ExifTool Forum

ExifTool => Developers => Topic started by: Mac2 on February 07, 2024, 10:11:14 AM

Title: XML parser error for images containing [JSON] / [JUMBF] tags
Post by: Mac2 on February 07, 2024, 10:11:14 AM
When I import data from ExifTool into my application (IMatch) and these files contain CAI/C2PA data, the import fails because of the XML produced by ExifTool is invalid.

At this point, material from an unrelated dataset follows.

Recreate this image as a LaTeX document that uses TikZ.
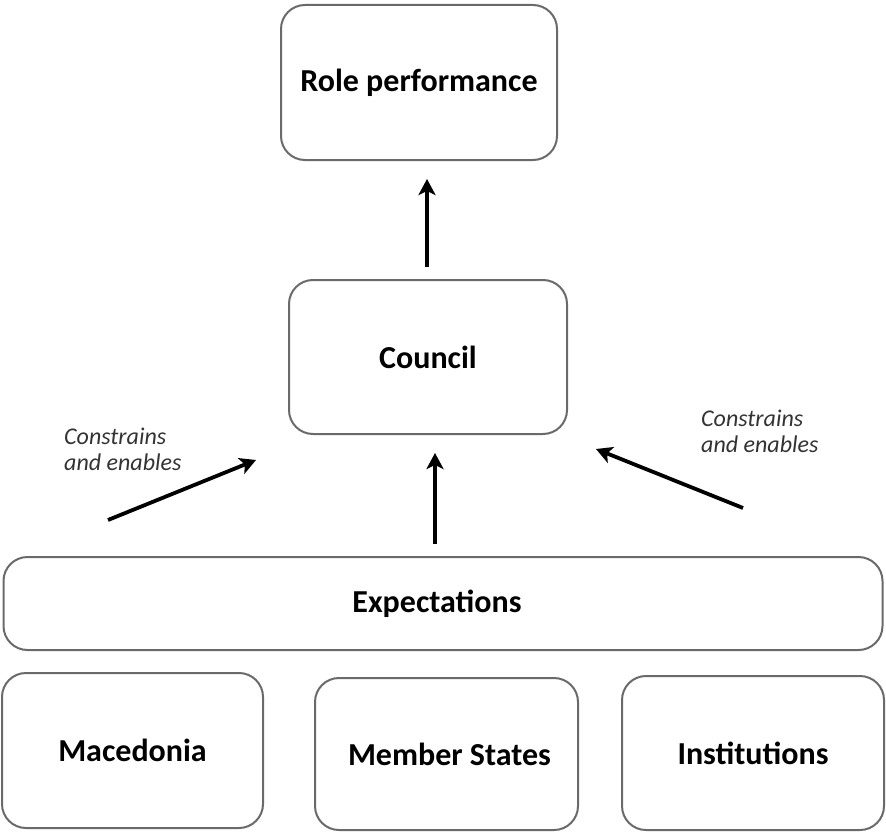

I've used the official sample images from the project's GitHub: https://github.com/c2pa-org/public-testfiles/tree/main/image/jpeg

Both the Microsoft XML parser (Windows) and the XML-Parser/Validator in Visual Studio Code report this node:

<JSON:Author>
  <rdf:Description et:id='author' et:table='JSON::Main'>
   <et:desc>Author</et:desc>
   <et:prt rdf:parseType='Resource'>
    <JSON:@type>Person</JSON:@type>
    <JSON:name>Adobe make_test</JSON:name>
   </et:prt>
  </rdf:Description>
 </JSON:Author>

and complain about the JSON:@type as "Element or attribute do not match QName production: QName::=(NCName':')?NCName".

When I replace the node name with <JSON:at-type></JSON:at-type> before parsing it with MSXML, the error is gone and my software can ingest the data as usual.
Title: Re: XML parser error for images containing [JSON] / [JUMBF] tags
Post by: Phil Harvey on February 07, 2024, 11:11:44 AM
I am having trouble trying to reproduce this.

Which specific sample image, and what ExifTool command line did you use?

- Phil

Edit: Ah, OK.  I can see it now by adding the -struct option.
Title: Re: XML parser error for images containing [JSON] / [JUMBF] tags
Post by: Phil Harvey on February 07, 2024, 11:55:15 AM
Got it.  I'll add strict XML attribute name validation for structure elements in the next release (12.77), which should fix the issue.

- Phil
Title: Re: XML parser error for images containing [JSON] / [JUMBF] tags
Post by: Mac2 on February 07, 2024, 12:12:37 PM
Sorry, I should have included the parameters I use to extract the data. Which indeed use -struct.

That's for looking into this. It's not urgent, but I expect to see more and more of images with embedded CAI data in the future.
Title: Re: XML parser error for images containing [JSON] / [JUMBF] tags
Post by: Mac2 on February 07, 2024, 12:47:15 PM
There are more XML errors.
The data in the attached JPG file fails to load, with the error message
<CBOR:actions[1].action rdf:parseType='Resource'>
'A name contained an invalid character.'
Every node name with [1] is rejected as illegal.

I have created this JPG image for testing purposes with Stable Diffusion and used Photoshop to save it with Content Credentials enabled.

These are the parameters used to extract the metadata:

-overwrite_original
-charset
FILENAME=UTF8
-tagsfromfile
c:\images\001 copy.jpg
-all:all
-api
struct=2
-use
MWG
--preview:all
-@
v:\exiftool\arg_files\exif2xmp.args
--Exif:rating
-@
v:\exiftool\arg_files\iptc2xmp.args
-@
v:\exiftool\arg_files\gps2xmp.args
C:\temp\imt8B23A0F7-3976-422C-A096-2AA8F83C5D26.xmp
-execute


Title: Re: XML parser error for images containing [JSON] / [JUMBF] tags
Post by: Phil Harvey on February 07, 2024, 02:42:55 PM
Thanks.  The patch will force all structure field names to conform with the XML specification, removing all invalid characters.  The only exception is that I will allow "xml" as the first 3 letters in a field name, which may not be strictly allowed by the spec, but I've tested and it still passes my XML validator (https://www.w3schools.com/xml/xml_validator.asp).

- phil
Title: Re: XML parser error for images containing [JSON] / [JUMBF] tags
Post by: Mac2 on February 08, 2024, 03:09:45 AM
Excellent. Thank you.
Hopefully the Microsoft XML parser will accept these node names too.